= EXERCISE =
Identify the lines that contain the word "this", then copy them.

+===+

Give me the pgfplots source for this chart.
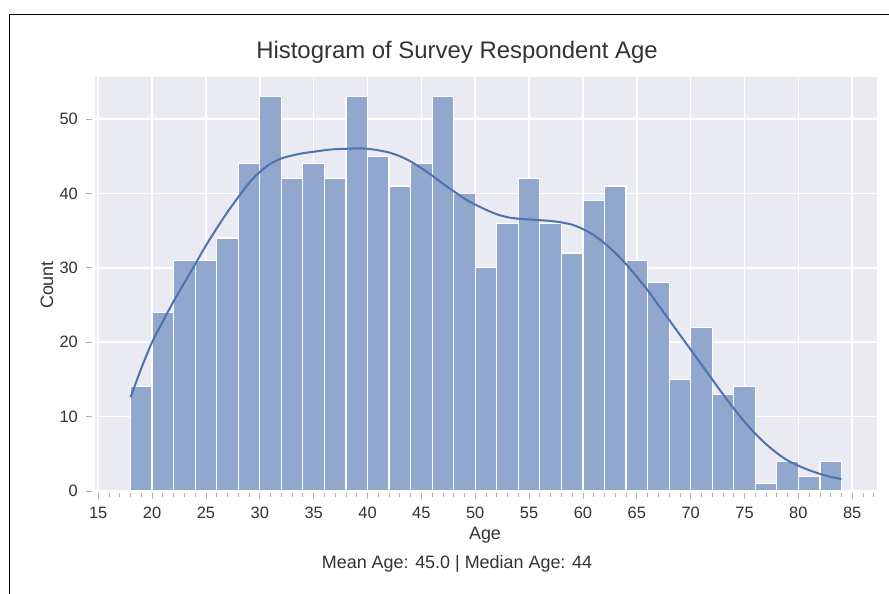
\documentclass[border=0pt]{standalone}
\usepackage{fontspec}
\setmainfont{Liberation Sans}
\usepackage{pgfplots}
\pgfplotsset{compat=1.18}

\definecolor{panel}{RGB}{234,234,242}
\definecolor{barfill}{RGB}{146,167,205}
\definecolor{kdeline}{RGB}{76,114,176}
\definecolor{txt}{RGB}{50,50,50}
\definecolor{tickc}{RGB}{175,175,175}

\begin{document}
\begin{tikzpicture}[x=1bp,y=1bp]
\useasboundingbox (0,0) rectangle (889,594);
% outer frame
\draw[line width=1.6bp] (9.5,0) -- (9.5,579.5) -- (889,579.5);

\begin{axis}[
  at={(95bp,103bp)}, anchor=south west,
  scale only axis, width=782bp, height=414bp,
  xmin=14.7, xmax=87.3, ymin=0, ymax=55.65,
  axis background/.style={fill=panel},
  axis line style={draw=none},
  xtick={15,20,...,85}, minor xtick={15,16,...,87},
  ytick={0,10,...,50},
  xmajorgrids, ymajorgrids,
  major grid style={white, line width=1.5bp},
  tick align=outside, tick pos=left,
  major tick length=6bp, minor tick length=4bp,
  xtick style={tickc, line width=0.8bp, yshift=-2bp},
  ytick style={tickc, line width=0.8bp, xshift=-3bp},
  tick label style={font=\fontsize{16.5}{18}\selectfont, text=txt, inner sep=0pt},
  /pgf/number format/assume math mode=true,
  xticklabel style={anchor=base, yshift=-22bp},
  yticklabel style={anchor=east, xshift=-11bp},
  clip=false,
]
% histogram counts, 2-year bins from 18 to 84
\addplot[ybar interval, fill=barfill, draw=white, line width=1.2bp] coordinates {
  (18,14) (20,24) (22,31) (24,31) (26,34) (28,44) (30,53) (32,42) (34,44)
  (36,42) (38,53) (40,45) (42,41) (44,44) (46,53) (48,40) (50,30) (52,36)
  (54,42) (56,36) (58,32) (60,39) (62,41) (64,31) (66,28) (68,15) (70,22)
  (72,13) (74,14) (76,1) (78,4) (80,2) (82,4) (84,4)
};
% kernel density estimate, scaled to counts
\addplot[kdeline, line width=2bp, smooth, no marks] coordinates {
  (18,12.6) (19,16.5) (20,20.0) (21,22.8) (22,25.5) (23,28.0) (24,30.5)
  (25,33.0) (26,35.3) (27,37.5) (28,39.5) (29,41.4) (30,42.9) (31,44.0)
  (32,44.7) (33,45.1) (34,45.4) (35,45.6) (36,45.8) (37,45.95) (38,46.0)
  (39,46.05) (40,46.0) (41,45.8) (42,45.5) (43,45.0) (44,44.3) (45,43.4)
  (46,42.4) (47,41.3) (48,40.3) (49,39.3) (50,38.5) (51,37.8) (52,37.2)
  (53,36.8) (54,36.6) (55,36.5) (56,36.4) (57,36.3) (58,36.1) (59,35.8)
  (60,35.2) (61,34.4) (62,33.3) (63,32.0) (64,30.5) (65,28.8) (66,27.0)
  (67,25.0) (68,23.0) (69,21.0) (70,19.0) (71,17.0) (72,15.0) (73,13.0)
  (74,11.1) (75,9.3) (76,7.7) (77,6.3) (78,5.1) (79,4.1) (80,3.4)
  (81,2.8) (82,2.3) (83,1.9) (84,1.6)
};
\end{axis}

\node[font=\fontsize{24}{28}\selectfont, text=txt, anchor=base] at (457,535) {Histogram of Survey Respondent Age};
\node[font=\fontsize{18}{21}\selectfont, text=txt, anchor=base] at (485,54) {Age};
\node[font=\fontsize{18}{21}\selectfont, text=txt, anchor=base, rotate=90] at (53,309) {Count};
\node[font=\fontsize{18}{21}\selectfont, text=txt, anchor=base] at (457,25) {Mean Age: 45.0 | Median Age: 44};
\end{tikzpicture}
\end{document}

+===+

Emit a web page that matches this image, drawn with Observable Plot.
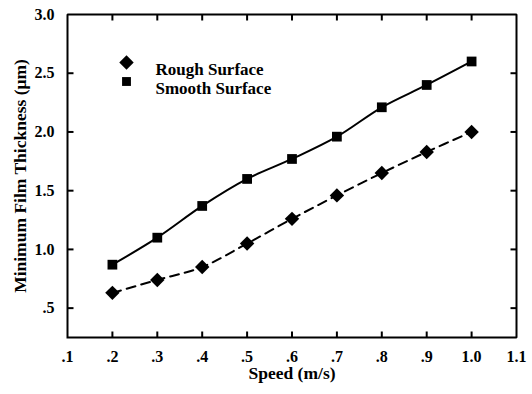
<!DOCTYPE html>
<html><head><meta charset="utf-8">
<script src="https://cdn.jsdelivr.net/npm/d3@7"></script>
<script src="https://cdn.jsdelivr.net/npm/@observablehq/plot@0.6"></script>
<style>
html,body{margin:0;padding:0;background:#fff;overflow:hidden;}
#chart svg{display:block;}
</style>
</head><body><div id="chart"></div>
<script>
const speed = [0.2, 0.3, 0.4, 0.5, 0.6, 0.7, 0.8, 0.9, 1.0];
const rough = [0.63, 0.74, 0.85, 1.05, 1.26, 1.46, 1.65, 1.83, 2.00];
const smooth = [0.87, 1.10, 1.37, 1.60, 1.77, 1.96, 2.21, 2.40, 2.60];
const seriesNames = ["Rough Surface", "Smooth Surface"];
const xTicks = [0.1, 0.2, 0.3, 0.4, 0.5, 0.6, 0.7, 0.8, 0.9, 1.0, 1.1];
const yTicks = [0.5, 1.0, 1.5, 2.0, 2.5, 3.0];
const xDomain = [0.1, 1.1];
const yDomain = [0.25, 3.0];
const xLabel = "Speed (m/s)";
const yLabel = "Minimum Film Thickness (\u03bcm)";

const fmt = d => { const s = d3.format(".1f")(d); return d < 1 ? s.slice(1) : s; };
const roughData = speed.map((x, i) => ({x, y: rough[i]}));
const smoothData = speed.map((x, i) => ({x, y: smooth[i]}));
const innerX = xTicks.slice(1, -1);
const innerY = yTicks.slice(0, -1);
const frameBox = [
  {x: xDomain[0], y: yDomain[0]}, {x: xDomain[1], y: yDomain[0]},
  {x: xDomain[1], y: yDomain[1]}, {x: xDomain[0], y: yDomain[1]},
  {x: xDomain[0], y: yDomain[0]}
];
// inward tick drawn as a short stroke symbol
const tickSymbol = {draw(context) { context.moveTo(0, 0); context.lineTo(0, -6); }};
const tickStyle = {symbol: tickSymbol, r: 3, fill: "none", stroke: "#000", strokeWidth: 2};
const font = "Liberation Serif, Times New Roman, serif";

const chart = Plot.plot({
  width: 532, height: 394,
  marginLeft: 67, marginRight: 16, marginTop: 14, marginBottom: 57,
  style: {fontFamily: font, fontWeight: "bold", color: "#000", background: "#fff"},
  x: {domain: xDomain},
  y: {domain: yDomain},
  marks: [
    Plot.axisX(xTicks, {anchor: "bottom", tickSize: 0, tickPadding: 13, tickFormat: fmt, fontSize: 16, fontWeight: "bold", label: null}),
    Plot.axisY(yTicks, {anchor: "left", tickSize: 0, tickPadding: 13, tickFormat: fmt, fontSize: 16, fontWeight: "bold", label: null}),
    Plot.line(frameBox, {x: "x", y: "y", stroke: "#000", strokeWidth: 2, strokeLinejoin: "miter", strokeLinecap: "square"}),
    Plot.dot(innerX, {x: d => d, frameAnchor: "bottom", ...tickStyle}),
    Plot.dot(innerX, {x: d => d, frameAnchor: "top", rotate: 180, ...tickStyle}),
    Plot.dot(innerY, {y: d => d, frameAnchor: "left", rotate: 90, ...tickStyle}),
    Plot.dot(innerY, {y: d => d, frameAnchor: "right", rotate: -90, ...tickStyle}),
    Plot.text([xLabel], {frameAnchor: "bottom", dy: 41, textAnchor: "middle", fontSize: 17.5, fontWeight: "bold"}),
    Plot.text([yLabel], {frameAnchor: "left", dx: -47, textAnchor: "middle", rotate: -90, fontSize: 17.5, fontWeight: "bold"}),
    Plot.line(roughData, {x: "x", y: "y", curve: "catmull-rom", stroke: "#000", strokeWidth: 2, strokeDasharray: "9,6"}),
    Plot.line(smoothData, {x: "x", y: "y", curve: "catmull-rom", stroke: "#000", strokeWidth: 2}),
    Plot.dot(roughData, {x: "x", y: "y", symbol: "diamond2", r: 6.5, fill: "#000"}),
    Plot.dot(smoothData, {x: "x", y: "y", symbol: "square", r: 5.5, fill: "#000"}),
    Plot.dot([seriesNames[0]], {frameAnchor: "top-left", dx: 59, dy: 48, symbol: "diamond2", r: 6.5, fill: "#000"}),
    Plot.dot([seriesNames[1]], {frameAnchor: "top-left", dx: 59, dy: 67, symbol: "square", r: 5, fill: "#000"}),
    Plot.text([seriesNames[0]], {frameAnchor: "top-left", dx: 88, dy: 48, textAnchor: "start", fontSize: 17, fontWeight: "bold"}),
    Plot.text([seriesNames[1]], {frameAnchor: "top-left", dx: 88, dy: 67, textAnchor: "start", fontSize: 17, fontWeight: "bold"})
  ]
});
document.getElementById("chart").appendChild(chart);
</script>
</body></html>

+===+

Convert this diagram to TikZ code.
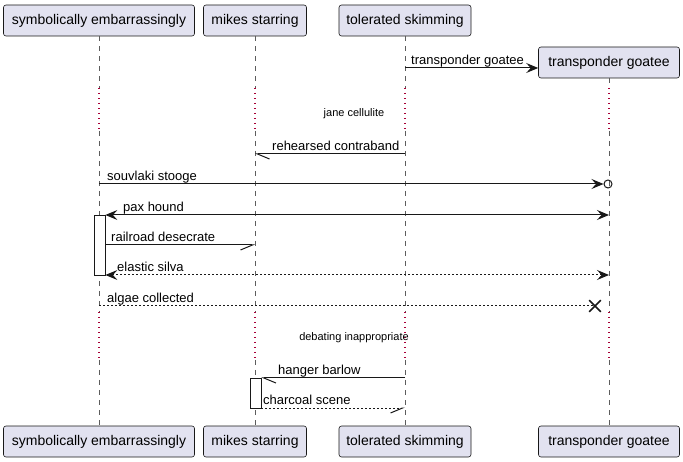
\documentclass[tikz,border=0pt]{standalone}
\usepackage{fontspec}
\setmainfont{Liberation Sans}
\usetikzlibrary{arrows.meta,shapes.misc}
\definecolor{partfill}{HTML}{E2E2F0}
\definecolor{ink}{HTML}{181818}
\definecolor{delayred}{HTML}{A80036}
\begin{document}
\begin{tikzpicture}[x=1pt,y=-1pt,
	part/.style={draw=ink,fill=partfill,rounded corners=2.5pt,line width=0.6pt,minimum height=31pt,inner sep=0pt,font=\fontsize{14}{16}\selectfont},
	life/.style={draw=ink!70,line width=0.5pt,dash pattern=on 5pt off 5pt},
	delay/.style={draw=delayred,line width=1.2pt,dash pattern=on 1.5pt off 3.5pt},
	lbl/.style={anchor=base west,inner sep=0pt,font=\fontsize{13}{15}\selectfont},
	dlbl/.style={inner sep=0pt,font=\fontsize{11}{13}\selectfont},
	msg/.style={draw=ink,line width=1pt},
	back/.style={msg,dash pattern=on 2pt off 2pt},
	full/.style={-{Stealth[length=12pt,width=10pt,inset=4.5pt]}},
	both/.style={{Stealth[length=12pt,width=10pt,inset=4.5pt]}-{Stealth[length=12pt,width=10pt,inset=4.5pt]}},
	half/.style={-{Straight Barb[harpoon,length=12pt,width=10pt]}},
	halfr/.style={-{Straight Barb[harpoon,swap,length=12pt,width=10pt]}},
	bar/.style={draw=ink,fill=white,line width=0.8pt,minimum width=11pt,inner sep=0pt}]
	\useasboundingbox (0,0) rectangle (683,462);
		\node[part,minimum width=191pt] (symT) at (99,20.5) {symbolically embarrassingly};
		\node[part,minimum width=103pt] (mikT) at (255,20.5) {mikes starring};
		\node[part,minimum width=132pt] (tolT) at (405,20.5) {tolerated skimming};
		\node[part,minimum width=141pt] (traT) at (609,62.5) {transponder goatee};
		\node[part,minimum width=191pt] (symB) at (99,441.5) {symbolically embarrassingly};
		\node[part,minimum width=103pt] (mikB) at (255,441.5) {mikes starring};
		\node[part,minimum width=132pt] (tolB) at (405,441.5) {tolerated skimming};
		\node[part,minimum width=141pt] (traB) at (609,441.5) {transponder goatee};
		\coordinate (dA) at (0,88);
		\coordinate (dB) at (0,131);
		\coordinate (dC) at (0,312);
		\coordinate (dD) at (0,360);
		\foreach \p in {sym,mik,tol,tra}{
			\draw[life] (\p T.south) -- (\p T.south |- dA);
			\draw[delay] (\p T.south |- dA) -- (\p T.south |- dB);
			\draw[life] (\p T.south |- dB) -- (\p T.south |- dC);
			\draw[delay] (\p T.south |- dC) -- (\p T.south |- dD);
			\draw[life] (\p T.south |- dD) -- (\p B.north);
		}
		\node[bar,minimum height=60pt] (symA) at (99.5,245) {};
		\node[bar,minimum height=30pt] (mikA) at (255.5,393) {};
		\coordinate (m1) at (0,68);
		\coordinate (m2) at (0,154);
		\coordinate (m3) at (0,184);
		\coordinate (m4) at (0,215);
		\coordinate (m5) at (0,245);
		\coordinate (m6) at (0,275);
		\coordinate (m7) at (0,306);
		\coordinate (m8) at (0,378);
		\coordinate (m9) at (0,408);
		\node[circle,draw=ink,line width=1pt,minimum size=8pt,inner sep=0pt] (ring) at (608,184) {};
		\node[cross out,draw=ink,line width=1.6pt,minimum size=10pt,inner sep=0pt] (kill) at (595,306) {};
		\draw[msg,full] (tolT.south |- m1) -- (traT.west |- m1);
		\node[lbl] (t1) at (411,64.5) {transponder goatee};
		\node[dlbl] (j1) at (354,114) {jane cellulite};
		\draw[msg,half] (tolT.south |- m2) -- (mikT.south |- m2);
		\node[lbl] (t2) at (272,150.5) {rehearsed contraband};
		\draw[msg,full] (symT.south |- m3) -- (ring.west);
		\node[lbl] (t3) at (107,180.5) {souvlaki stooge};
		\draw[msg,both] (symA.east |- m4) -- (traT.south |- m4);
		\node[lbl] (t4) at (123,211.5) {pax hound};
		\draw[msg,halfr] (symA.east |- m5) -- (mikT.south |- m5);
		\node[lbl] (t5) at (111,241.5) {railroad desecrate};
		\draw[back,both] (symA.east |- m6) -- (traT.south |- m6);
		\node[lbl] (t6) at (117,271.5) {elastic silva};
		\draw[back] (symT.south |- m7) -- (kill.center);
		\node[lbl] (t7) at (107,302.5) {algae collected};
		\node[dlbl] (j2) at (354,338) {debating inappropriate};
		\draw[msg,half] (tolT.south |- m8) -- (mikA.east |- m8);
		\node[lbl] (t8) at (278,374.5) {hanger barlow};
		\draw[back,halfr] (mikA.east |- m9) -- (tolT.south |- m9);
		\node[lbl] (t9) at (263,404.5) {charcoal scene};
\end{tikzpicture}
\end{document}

+===+

= ANSWER FOR THE TASK =
Give me the pgfplots source for this chart.
Emit a web page that matches this image, drawn with Observable Plot.
Convert this diagram to TikZ code.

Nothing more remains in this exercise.